===== INFORMATION PROVIDED

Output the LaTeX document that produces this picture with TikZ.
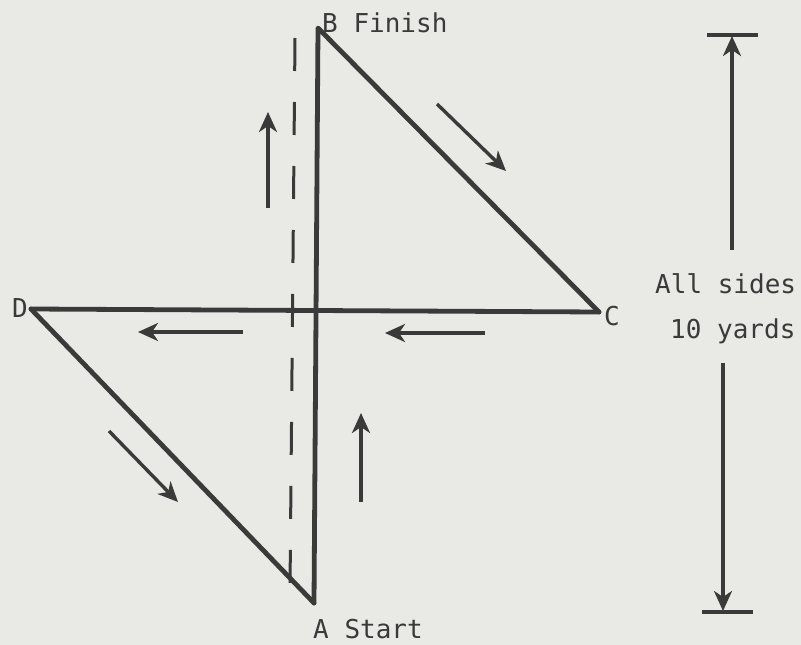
\documentclass[tikz,border=0pt]{standalone}
\usepackage{fontspec}
\setmonofont{DejaVu Sans Mono}
\usetikzlibrary{arrows.meta}
\definecolor{bg}{HTML}{E9E9E6}
\definecolor{ink}{HTML}{3A3A3A}
\begin{document}
\begin{tikzpicture}[x=1pt,y=-1pt,
  side/.style={draw=ink,line width=4.8pt,line cap=round,line join=round},
  dir/.style={draw=ink,line width=3.4pt,-{Stealth[length=20pt,width=18pt,inset=6pt]}},
  dashline/.style={draw=ink,line width=3pt,dash pattern=on 33pt off 31pt},
  bar/.style={draw=ink,line width=3.8pt},
  lbl/.style={inner sep=0pt,anchor=base west,text=ink,font=\ttfamily\fontsize{26}{30}\selectfont}]
\fill[bg] (0,0) rectangle (801,645);
\useasboundingbox (0,0) rectangle (801,645);
% vertices
\coordinate (A) at (314,603);
\coordinate (B) at (318,28);
\coordinate (C) at (599,312);
\coordinate (D) at (31,309);
% sides
\draw[side] (A) -- (B) -- (C);
\draw[side] (D) -- (C);
\draw[side] (D) -- (A);
% dashed path
\coordinate (dt) at (295,38);
\coordinate (db) at (290,590);
\draw[dashline] (dt) -- (db);
% direction arrows
\coordinate (a1s) at (268,208); \coordinate (a1e) at (268,112);
\coordinate (a2s) at (437,104); \coordinate (a2e) at (506,171);
\coordinate (a3s) at (243,332); \coordinate (a3e) at (138,332);
\coordinate (a4s) at (485,333); \coordinate (a4e) at (385,333);
\coordinate (a5s) at (361,502); \coordinate (a5e) at (361,413);
\coordinate (a6s) at (109,431); \coordinate (a6e) at (178,502);
\draw[dir] (a1s) -- (a1e);
\draw[dir] (a2s) -- (a2e);
\draw[dir] (a3s) -- (a3e);
\draw[dir] (a4s) -- (a4e);
\draw[dir] (a5s) -- (a5e);
\draw[dir] (a6s) -- (a6e);
% labels
\node[lbl] (lB) at (322,32) {B Finish};
\node[lbl] (lA) at (313,638) {A Start};
\node[lbl] (lD) at (12,317) {D};
\node[lbl] (lC) at (604,325) {C};
\node[lbl] (l1) at (655,293) {All sides};
\node[lbl] (l2) at (670,338) {10 yards};
% dimension
\coordinate (t1) at (707,35); \coordinate (t2) at (758,35);
\coordinate (u1) at (702,612); \coordinate (u2) at (753,612);
\coordinate (ts) at (732,250); \coordinate (te) at (732,36);
\coordinate (us) at (723,363); \coordinate (ue) at (723,611);
\draw[bar] (t1) -- (t2);
\draw[bar] (u1) -- (u2);
\draw[dir] (ts) -- (te);
\draw[dir] (us) -- (ue);
\end{tikzpicture}
\end{document}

==========

§ EXERCISE GOAL: Reproduce the whole listing word for word, setting aside any pictures.

§ FINAL RESULT:
Output the LaTeX document that produces this picture with TikZ.
\documentclass[tikz,border=0pt]{standalone}
\usepackage{fontspec}
\setmonofont{DejaVu Sans Mono}
\usetikzlibrary{arrows.meta}
\definecolor{bg}{HTML}{E9E9E6}
\definecolor{ink}{HTML}{3A3A3A}
\begin{document}
\begin{tikzpicture}[x=1pt,y=-1pt,
  side/.style={draw=ink,line width=4.8pt,line cap=round,line join=round},
  dir/.style={draw=ink,line width=3.4pt,-{Stealth[length=20pt,width=18pt,inset=6pt]}},
  dashline/.style={draw=ink,line width=3pt,dash pattern=on 33pt off 31pt},
  bar/.style={draw=ink,line width=3.8pt},
  lbl/.style={inner sep=0pt,anchor=base west,text=ink,font=\ttfamily\fontsize{26}{30}\selectfont}]
\fill[bg] (0,0) rectangle (801,645);
\useasboundingbox (0,0) rectangle (801,645);
% vertices
\coordinate (A) at (314,603);
\coordinate (B) at (318,28);
\coordinate (C) at (599,312);
\coordinate (D) at (31,309);
% sides
\draw[side] (A) -- (B) -- (C);
\draw[side] (D) -- (C);
\draw[side] (D) -- (A);
% dashed path
\coordinate (dt) at (295,38);
\coordinate (db) at (290,590);
\draw[dashline] (dt) -- (db);
% direction arrows
\coordinate (a1s) at (268,208); \coordinate (a1e) at (268,112);
\coordinate (a2s) at (437,104); \coordinate (a2e) at (506,171);
\coordinate (a3s) at (243,332); \coordinate (a3e) at (138,332);
\coordinate (a4s) at (485,333); \coordinate (a4e) at (385,333);
\coordinate (a5s) at (361,502); \coordinate (a5e) at (361,413);
\coordinate (a6s) at (109,431); \coordinate (a6e) at (178,502);
\draw[dir] (a1s) -- (a1e);
\draw[dir] (a2s) -- (a2e);
\draw[dir] (a3s) -- (a3e);
\draw[dir] (a4s) -- (a4e);
\draw[dir] (a5s) -- (a5e);
\draw[dir] (a6s) -- (a6e);
% labels
\node[lbl] (lB) at (322,32) {B Finish};
\node[lbl] (lA) at (313,638) {A Start};
\node[lbl] (lD) at (12,317) {D};
\node[lbl] (lC) at (604,325) {C};
\node[lbl] (l1) at (655,293) {All sides};
\node[lbl] (l2) at (670,338) {10 yards};
% dimension
\coordinate (t1) at (707,35); \coordinate (t2) at (758,35);
\coordinate (u1) at (702,612); \coordinate (u2) at (753,612);
\coordinate (ts) at (732,250); \coordinate (te) at (732,36);
\coordinate (us) at (723,363); \coordinate (ue) at (723,611);
\draw[bar] (t1) -- (t2);
\draw[bar] (u1) -- (u2);
\draw[dir] (ts) -- (te);
\draw[dir] (us) -- (ue);
\end{tikzpicture}
\end{document}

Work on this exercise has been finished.